[Raw data]:
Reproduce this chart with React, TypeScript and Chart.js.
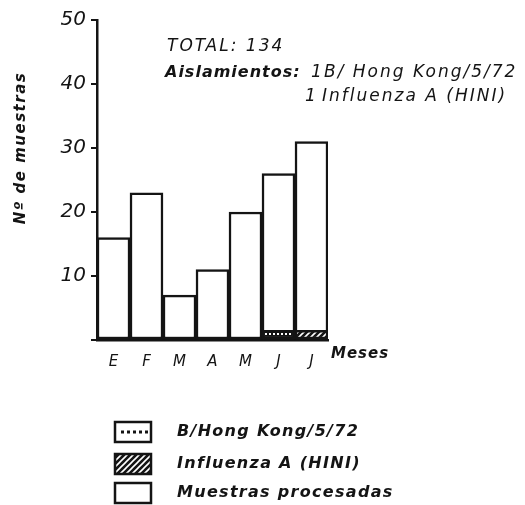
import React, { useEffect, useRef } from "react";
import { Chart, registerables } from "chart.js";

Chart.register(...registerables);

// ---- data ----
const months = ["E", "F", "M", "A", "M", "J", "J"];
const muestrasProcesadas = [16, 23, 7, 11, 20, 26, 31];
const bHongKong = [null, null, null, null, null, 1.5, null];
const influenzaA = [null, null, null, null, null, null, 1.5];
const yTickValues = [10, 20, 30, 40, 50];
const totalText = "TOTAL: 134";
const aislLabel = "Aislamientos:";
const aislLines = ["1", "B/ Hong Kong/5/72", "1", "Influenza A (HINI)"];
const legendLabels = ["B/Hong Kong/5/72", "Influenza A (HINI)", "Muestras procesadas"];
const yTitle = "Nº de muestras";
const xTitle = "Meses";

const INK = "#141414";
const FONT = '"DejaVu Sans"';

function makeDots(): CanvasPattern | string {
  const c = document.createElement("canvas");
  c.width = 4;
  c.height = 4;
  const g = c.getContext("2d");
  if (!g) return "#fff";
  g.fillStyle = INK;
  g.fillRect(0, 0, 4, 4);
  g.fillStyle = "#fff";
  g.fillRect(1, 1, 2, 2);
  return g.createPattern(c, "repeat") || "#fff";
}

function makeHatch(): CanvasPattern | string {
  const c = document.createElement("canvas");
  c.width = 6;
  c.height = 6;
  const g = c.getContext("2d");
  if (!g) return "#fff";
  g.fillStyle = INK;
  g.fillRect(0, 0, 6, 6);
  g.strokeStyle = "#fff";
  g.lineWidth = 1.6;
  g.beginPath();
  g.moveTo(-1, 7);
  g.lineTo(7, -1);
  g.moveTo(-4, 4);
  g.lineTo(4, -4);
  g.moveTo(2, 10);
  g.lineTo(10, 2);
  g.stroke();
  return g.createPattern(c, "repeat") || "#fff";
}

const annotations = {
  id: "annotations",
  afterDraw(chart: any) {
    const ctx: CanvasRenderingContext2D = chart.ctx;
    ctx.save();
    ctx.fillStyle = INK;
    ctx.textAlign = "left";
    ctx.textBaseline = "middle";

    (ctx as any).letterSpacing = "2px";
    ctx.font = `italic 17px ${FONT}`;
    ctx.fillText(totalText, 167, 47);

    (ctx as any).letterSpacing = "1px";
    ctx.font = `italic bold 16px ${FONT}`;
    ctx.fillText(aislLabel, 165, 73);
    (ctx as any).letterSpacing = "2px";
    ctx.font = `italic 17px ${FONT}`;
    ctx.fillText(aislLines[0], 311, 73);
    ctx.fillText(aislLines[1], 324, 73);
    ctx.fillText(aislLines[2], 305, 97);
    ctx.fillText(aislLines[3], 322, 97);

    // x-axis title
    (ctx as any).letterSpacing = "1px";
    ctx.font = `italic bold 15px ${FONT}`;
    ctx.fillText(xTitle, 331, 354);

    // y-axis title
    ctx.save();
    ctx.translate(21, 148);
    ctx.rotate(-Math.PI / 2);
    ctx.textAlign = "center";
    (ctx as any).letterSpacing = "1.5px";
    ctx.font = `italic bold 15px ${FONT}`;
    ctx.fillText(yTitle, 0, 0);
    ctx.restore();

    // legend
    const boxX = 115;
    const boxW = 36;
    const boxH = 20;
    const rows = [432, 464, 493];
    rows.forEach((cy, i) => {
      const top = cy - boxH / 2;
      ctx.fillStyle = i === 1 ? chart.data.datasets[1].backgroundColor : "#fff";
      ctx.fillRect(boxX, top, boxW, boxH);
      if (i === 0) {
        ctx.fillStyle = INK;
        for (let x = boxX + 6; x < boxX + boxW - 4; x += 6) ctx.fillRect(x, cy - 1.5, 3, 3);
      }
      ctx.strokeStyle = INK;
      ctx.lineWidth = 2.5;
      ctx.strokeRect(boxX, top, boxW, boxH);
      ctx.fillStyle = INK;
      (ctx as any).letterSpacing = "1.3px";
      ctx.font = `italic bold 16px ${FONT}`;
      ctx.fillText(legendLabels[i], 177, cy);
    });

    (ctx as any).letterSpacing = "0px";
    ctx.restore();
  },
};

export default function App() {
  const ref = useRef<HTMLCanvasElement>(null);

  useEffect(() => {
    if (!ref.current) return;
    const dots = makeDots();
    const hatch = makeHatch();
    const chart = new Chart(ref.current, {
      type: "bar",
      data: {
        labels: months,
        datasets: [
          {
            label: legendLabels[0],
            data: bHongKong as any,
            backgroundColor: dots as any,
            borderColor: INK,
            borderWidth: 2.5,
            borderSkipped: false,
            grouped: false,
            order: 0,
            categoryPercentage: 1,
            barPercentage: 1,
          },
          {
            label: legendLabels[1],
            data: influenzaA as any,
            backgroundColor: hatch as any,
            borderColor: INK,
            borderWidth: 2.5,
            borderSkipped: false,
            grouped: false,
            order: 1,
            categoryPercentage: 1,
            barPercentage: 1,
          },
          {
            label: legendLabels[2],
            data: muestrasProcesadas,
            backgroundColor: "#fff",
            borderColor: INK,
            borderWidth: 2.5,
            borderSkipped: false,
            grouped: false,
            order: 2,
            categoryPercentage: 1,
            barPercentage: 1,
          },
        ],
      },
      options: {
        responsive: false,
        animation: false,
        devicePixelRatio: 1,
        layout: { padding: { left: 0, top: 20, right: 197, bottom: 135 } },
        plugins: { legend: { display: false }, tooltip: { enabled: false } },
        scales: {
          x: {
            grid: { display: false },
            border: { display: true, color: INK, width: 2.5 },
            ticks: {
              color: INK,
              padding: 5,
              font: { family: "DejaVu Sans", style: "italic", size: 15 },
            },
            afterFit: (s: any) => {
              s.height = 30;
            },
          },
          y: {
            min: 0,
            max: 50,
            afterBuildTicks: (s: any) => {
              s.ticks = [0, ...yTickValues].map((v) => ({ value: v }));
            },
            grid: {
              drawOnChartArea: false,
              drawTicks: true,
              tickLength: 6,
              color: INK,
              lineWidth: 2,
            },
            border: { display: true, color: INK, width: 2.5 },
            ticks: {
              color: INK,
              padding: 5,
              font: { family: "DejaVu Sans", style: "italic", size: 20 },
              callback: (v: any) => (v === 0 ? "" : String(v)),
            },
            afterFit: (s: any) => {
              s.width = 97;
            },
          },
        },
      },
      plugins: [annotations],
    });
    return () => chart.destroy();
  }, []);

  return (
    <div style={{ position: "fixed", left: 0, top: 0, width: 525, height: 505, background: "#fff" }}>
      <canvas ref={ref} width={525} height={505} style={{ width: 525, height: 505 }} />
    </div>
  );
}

[Problem]:
Without the pictures, copy the material exactly as given.

[Exercise answer]:
Reproduce this chart with React, TypeScript and Chart.js.
import React, { useEffect, useRef } from "react";
import { Chart, registerables } from "chart.js";

Chart.register(...registerables);

// ---- data ----
const months = ["E", "F", "M", "A", "M", "J", "J"];
const muestrasProcesadas = [16, 23, 7, 11, 20, 26, 31];
const bHongKong = [null, null, null, null, null, 1.5, null];
const influenzaA = [null, null, null, null, null, null, 1.5];
const yTickValues = [10, 20, 30, 40, 50];
const totalText = "TOTAL: 134";
const aislLabel = "Aislamientos:";
const aislLines = ["1", "B/ Hong Kong/5/72", "1", "Influenza A (HINI)"];
const legendLabels = ["B/Hong Kong/5/72", "Influenza A (HINI)", "Muestras procesadas"];
const yTitle = "Nº de muestras";
const xTitle = "Meses";

const INK = "#141414";
const FONT = '"DejaVu Sans"';

function makeDots(): CanvasPattern | string {
  const c = document.createElement("canvas");
  c.width = 4;
  c.height = 4;
  const g = c.getContext("2d");
  if (!g) return "#fff";
  g.fillStyle = INK;
  g.fillRect(0, 0, 4, 4);
  g.fillStyle = "#fff";
  g.fillRect(1, 1, 2, 2);
  return g.createPattern(c, "repeat") || "#fff";
}

function makeHatch(): CanvasPattern | string {
  const c = document.createElement("canvas");
  c.width = 6;
  c.height = 6;
  const g = c.getContext("2d");
  if (!g) return "#fff";
  g.fillStyle = INK;
  g.fillRect(0, 0, 6, 6);
  g.strokeStyle = "#fff";
  g.lineWidth = 1.6;
  g.beginPath();
  g.moveTo(-1, 7);
  g.lineTo(7, -1);
  g.moveTo(-4, 4);
  g.lineTo(4, -4);
  g.moveTo(2, 10);
  g.lineTo(10, 2);
  g.stroke();
  return g.createPattern(c, "repeat") || "#fff";
}

const annotations = {
  id: "annotations",
  afterDraw(chart: any) {
    const ctx: CanvasRenderingContext2D = chart.ctx;
    ctx.save();
    ctx.fillStyle = INK;
    ctx.textAlign = "left";
    ctx.textBaseline = "middle";

    (ctx as any).letterSpacing = "2px";
    ctx.font = `italic 17px ${FONT}`;
    ctx.fillText(totalText, 167, 47);

    (ctx as any).letterSpacing = "1px";
    ctx.font = `italic bold 16px ${FONT}`;
    ctx.fillText(aislLabel, 165, 73);
    (ctx as any).letterSpacing = "2px";
    ctx.font = `italic 17px ${FONT}`;
    ctx.fillText(aislLines[0], 311, 73);
    ctx.fillText(aislLines[1], 324, 73);
    ctx.fillText(aislLines[2], 305, 97);
    ctx.fillText(aislLines[3], 322, 97);

    // x-axis title
    (ctx as any).letterSpacing = "1px";
    ctx.font = `italic bold 15px ${FONT}`;
    ctx.fillText(xTitle, 331, 354);

    // y-axis title
    ctx.save();
    ctx.translate(21, 148);
    ctx.rotate(-Math.PI / 2);
    ctx.textAlign = "center";
    (ctx as any).letterSpacing = "1.5px";
    ctx.font = `italic bold 15px ${FONT}`;
    ctx.fillText(yTitle, 0, 0);
    ctx.restore();

    // legend
    const boxX = 115;
    const boxW = 36;
    const boxH = 20;
    const rows = [432, 464, 493];
    rows.forEach((cy, i) => {
      const top = cy - boxH / 2;
      ctx.fillStyle = i === 1 ? chart.data.datasets[1].backgroundColor : "#fff";
      ctx.fillRect(boxX, top, boxW, boxH);
      if (i === 0) {
        ctx.fillStyle = INK;
        for (let x = boxX + 6; x < boxX + boxW - 4; x += 6) ctx.fillRect(x, cy - 1.5, 3, 3);
      }
      ctx.strokeStyle = INK;
      ctx.lineWidth = 2.5;
      ctx.strokeRect(boxX, top, boxW, boxH);
      ctx.fillStyle = INK;
      (ctx as any).letterSpacing = "1.3px";
      ctx.font = `italic bold 16px ${FONT}`;
      ctx.fillText(legendLabels[i], 177, cy);
    });

    (ctx as any).letterSpacing = "0px";
    ctx.restore();
  },
};

export default function App() {
  const ref = useRef<HTMLCanvasElement>(null);

  useEffect(() => {
    if (!ref.current) return;
    const dots = makeDots();
    const hatch = makeHatch();
    const chart = new Chart(ref.current, {
      type: "bar",
      data: {
        labels: months,
        datasets: [
          {
            label: legendLabels[0],
            data: bHongKong as any,
            backgroundColor: dots as any,
            borderColor: INK,
            borderWidth: 2.5,
            borderSkipped: false,
            grouped: false,
            order: 0,
            categoryPercentage: 1,
            barPercentage: 1,
          },
          {
            label: legendLabels[1],
            data: influenzaA as any,
            backgroundColor: hatch as any,
            borderColor: INK,
            borderWidth: 2.5,
            borderSkipped: false,
            grouped: false,
            order: 1,
            categoryPercentage: 1,
            barPercentage: 1,
          },
          {
            label: legendLabels[2],
            data: muestrasProcesadas,
            backgroundColor: "#fff",
            borderColor: INK,
            borderWidth: 2.5,
            borderSkipped: false,
            grouped: false,
            order: 2,
            categoryPercentage: 1,
            barPercentage: 1,
          },
        ],
      },
      options: {
        responsive: false,
        animation: false,
        devicePixelRatio: 1,
        layout: { padding: { left: 0, top: 20, right: 197, bottom: 135 } },
        plugins: { legend: { display: false }, tooltip: { enabled: false } },
        scales: {
          x: {
            grid: { display: false },
            border: { display: true, color: INK, width: 2.5 },
            ticks: {
              color: INK,
              padding: 5,
              font: { family: "DejaVu Sans", style: "italic", size: 15 },
            },
            afterFit: (s: any) => {
              s.height = 30;
            },
          },
          y: {
            min: 0,
            max: 50,
            afterBuildTicks: (s: any) => {
              s.ticks = [0, ...yTickValues].map((v) => ({ value: v }));
            },
            grid: {
              drawOnChartArea: false,
              drawTicks: true,
              tickLength: 6,
              color: INK,
              lineWidth: 2,
            },
            border: { display: true, color: INK, width: 2.5 },
            ticks: {
              color: INK,
              padding: 5,
              font: { family: "DejaVu Sans", style: "italic", size: 20 },
              callback: (v: any) => (v === 0 ? "" : String(v)),
            },
            afterFit: (s: any) => {
              s.width = 97;
            },
          },
        },
      },
      plugins: [annotations],
    });
    return () => chart.destroy();
  }, []);

  return (
    <div style={{ position: "fixed", left: 0, top: 0, width: 525, height: 505, background: "#fff" }}>
      <canvas ref={ref} width={525} height={505} style={{ width: 525, height: 505 }} />
    </div>
  );
}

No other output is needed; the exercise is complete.